GOAL: Below is a listing; write it out exactly and drop any images from it.

SOURCE EXCERPT:
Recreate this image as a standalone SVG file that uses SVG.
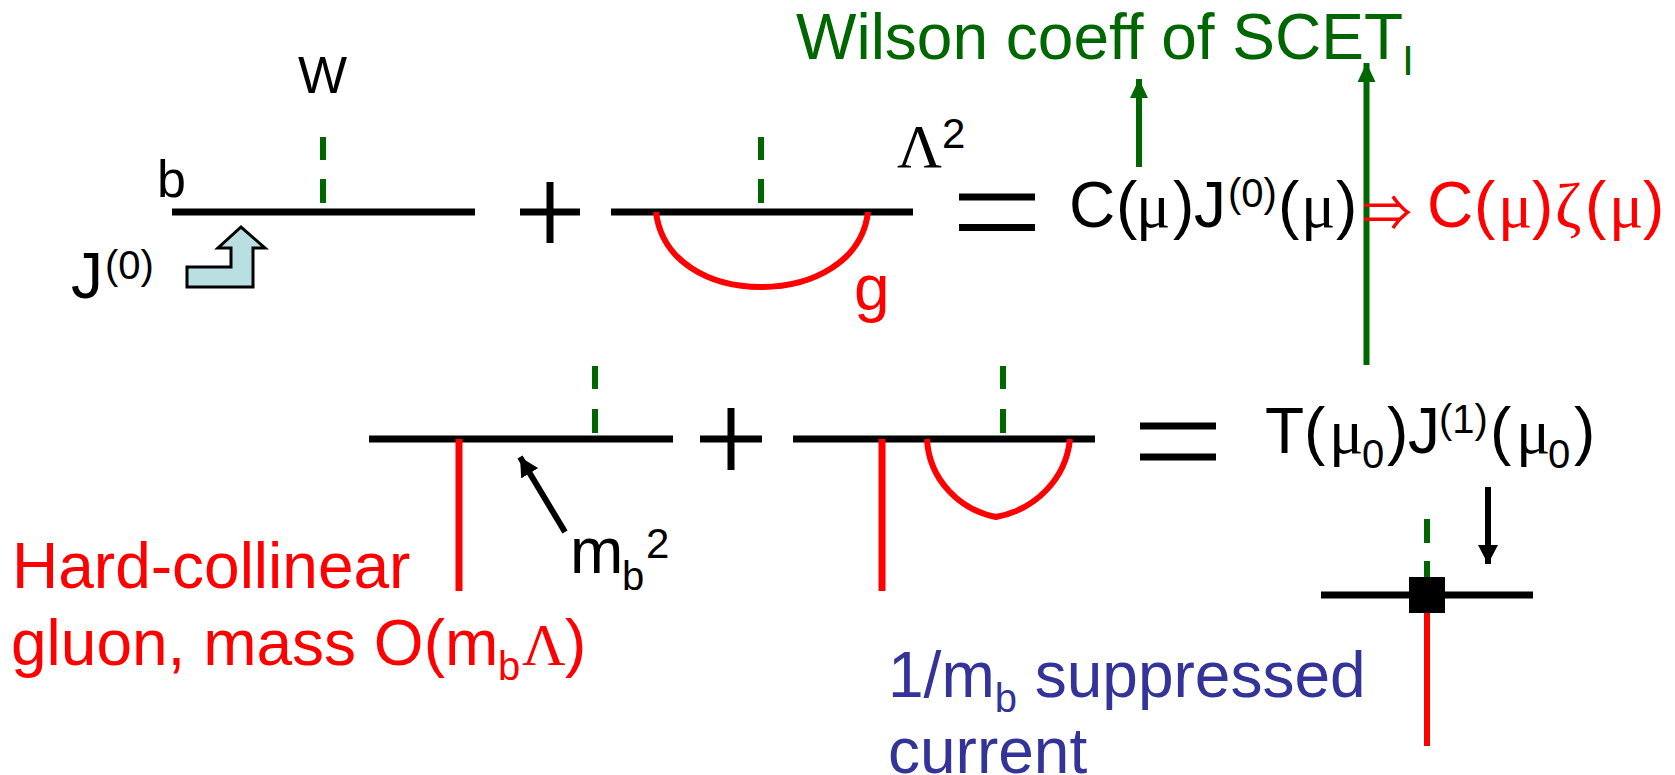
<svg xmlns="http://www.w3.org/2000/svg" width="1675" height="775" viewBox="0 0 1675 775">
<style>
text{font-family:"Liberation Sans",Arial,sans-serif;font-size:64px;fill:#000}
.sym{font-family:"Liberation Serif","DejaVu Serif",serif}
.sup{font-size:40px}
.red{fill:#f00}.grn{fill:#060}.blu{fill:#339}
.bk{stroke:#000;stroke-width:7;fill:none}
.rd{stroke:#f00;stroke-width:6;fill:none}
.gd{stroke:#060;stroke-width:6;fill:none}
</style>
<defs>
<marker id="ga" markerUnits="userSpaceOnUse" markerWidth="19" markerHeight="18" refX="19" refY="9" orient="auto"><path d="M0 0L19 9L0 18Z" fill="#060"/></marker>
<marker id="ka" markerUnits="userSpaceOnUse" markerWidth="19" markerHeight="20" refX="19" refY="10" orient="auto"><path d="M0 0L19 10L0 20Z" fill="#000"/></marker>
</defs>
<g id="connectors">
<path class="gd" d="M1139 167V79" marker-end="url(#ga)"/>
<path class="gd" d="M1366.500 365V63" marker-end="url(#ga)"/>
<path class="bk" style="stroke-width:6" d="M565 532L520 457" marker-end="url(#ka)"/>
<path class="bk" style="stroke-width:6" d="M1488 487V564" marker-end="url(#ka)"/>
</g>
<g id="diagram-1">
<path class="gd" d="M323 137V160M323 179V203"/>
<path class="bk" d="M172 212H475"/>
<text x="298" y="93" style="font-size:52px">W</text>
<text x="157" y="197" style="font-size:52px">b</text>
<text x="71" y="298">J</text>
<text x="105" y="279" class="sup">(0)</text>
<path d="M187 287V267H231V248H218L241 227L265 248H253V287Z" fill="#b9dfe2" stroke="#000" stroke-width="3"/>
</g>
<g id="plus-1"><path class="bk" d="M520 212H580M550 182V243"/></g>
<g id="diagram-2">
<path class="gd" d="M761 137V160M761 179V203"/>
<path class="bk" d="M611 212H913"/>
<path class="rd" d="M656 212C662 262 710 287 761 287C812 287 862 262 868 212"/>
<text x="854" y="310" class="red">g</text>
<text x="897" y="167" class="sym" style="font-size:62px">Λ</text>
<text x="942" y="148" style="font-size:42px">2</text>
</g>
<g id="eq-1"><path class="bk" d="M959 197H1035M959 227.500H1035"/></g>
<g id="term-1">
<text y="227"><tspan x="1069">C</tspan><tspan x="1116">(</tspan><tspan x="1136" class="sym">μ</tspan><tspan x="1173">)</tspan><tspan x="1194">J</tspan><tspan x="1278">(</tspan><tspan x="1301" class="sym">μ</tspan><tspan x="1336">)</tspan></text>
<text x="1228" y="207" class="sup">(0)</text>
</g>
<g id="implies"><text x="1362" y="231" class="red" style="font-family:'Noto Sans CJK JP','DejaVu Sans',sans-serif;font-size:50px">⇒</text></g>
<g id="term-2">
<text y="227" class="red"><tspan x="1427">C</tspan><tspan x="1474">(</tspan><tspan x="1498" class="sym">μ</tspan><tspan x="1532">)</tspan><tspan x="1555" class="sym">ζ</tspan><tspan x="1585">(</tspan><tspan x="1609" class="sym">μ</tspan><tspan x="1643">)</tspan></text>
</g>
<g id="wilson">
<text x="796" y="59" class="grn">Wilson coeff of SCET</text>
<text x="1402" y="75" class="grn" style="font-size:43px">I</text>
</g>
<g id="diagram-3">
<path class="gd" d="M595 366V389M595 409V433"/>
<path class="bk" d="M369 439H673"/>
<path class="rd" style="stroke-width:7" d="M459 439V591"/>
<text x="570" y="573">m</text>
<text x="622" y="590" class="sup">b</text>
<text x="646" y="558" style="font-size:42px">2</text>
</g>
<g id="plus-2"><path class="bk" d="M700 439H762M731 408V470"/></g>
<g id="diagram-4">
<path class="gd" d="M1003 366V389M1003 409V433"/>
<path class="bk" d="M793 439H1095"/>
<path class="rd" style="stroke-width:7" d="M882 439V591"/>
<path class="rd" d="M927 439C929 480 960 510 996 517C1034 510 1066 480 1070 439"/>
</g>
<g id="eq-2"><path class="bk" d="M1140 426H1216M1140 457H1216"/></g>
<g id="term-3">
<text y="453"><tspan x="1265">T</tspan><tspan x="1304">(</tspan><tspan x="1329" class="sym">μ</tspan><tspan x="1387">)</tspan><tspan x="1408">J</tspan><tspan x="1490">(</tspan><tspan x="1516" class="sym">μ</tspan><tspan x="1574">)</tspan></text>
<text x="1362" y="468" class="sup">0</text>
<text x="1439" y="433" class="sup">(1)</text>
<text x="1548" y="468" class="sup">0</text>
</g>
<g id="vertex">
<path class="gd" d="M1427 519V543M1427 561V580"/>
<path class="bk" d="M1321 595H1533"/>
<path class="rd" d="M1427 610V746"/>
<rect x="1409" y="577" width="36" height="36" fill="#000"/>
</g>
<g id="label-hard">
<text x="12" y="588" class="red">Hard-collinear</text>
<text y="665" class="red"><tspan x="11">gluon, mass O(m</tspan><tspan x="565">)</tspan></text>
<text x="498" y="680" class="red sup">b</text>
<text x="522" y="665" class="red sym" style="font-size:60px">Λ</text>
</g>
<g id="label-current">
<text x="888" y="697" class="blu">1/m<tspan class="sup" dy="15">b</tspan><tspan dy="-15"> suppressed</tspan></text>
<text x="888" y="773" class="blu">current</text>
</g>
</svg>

ANSWER TO THE TASK:
Recreate this image as a standalone SVG file that uses SVG.
<svg xmlns="http://www.w3.org/2000/svg" width="1675" height="775" viewBox="0 0 1675 775">
<style>
text{font-family:"Liberation Sans",Arial,sans-serif;font-size:64px;fill:#000}
.sym{font-family:"Liberation Serif","DejaVu Serif",serif}
.sup{font-size:40px}
.red{fill:#f00}.grn{fill:#060}.blu{fill:#339}
.bk{stroke:#000;stroke-width:7;fill:none}
.rd{stroke:#f00;stroke-width:6;fill:none}
.gd{stroke:#060;stroke-width:6;fill:none}
</style>
<defs>
<marker id="ga" markerUnits="userSpaceOnUse" markerWidth="19" markerHeight="18" refX="19" refY="9" orient="auto"><path d="M0 0L19 9L0 18Z" fill="#060"/></marker>
<marker id="ka" markerUnits="userSpaceOnUse" markerWidth="19" markerHeight="20" refX="19" refY="10" orient="auto"><path d="M0 0L19 10L0 20Z" fill="#000"/></marker>
</defs>
<g id="connectors">
<path class="gd" d="M1139 167V79" marker-end="url(#ga)"/>
<path class="gd" d="M1366.500 365V63" marker-end="url(#ga)"/>
<path class="bk" style="stroke-width:6" d="M565 532L520 457" marker-end="url(#ka)"/>
<path class="bk" style="stroke-width:6" d="M1488 487V564" marker-end="url(#ka)"/>
</g>
<g id="diagram-1">
<path class="gd" d="M323 137V160M323 179V203"/>
<path class="bk" d="M172 212H475"/>
<text x="298" y="93" style="font-size:52px">W</text>
<text x="157" y="197" style="font-size:52px">b</text>
<text x="71" y="298">J</text>
<text x="105" y="279" class="sup">(0)</text>
<path d="M187 287V267H231V248H218L241 227L265 248H253V287Z" fill="#b9dfe2" stroke="#000" stroke-width="3"/>
</g>
<g id="plus-1"><path class="bk" d="M520 212H580M550 182V243"/></g>
<g id="diagram-2">
<path class="gd" d="M761 137V160M761 179V203"/>
<path class="bk" d="M611 212H913"/>
<path class="rd" d="M656 212C662 262 710 287 761 287C812 287 862 262 868 212"/>
<text x="854" y="310" class="red">g</text>
<text x="897" y="167" class="sym" style="font-size:62px">Λ</text>
<text x="942" y="148" style="font-size:42px">2</text>
</g>
<g id="eq-1"><path class="bk" d="M959 197H1035M959 227.500H1035"/></g>
<g id="term-1">
<text y="227"><tspan x="1069">C</tspan><tspan x="1116">(</tspan><tspan x="1136" class="sym">μ</tspan><tspan x="1173">)</tspan><tspan x="1194">J</tspan><tspan x="1278">(</tspan><tspan x="1301" class="sym">μ</tspan><tspan x="1336">)</tspan></text>
<text x="1228" y="207" class="sup">(0)</text>
</g>
<g id="implies"><text x="1362" y="231" class="red" style="font-family:'Noto Sans CJK JP','DejaVu Sans',sans-serif;font-size:50px">⇒</text></g>
<g id="term-2">
<text y="227" class="red"><tspan x="1427">C</tspan><tspan x="1474">(</tspan><tspan x="1498" class="sym">μ</tspan><tspan x="1532">)</tspan><tspan x="1555" class="sym">ζ</tspan><tspan x="1585">(</tspan><tspan x="1609" class="sym">μ</tspan><tspan x="1643">)</tspan></text>
</g>
<g id="wilson">
<text x="796" y="59" class="grn">Wilson coeff of SCET</text>
<text x="1402" y="75" class="grn" style="font-size:43px">I</text>
</g>
<g id="diagram-3">
<path class="gd" d="M595 366V389M595 409V433"/>
<path class="bk" d="M369 439H673"/>
<path class="rd" style="stroke-width:7" d="M459 439V591"/>
<text x="570" y="573">m</text>
<text x="622" y="590" class="sup">b</text>
<text x="646" y="558" style="font-size:42px">2</text>
</g>
<g id="plus-2"><path class="bk" d="M700 439H762M731 408V470"/></g>
<g id="diagram-4">
<path class="gd" d="M1003 366V389M1003 409V433"/>
<path class="bk" d="M793 439H1095"/>
<path class="rd" style="stroke-width:7" d="M882 439V591"/>
<path class="rd" d="M927 439C929 480 960 510 996 517C1034 510 1066 480 1070 439"/>
</g>
<g id="eq-2"><path class="bk" d="M1140 426H1216M1140 457H1216"/></g>
<g id="term-3">
<text y="453"><tspan x="1265">T</tspan><tspan x="1304">(</tspan><tspan x="1329" class="sym">μ</tspan><tspan x="1387">)</tspan><tspan x="1408">J</tspan><tspan x="1490">(</tspan><tspan x="1516" class="sym">μ</tspan><tspan x="1574">)</tspan></text>
<text x="1362" y="468" class="sup">0</text>
<text x="1439" y="433" class="sup">(1)</text>
<text x="1548" y="468" class="sup">0</text>
</g>
<g id="vertex">
<path class="gd" d="M1427 519V543M1427 561V580"/>
<path class="bk" d="M1321 595H1533"/>
<path class="rd" d="M1427 610V746"/>
<rect x="1409" y="577" width="36" height="36" fill="#000"/>
</g>
<g id="label-hard">
<text x="12" y="588" class="red">Hard-collinear</text>
<text y="665" class="red"><tspan x="11">gluon, mass O(m</tspan><tspan x="565">)</tspan></text>
<text x="498" y="680" class="red sup">b</text>
<text x="522" y="665" class="red sym" style="font-size:60px">Λ</text>
</g>
<g id="label-current">
<text x="888" y="697" class="blu">1/m<tspan class="sup" dy="15">b</tspan><tspan dy="-15"> suppressed</tspan></text>
<text x="888" y="773" class="blu">current</text>
</g>
</svg>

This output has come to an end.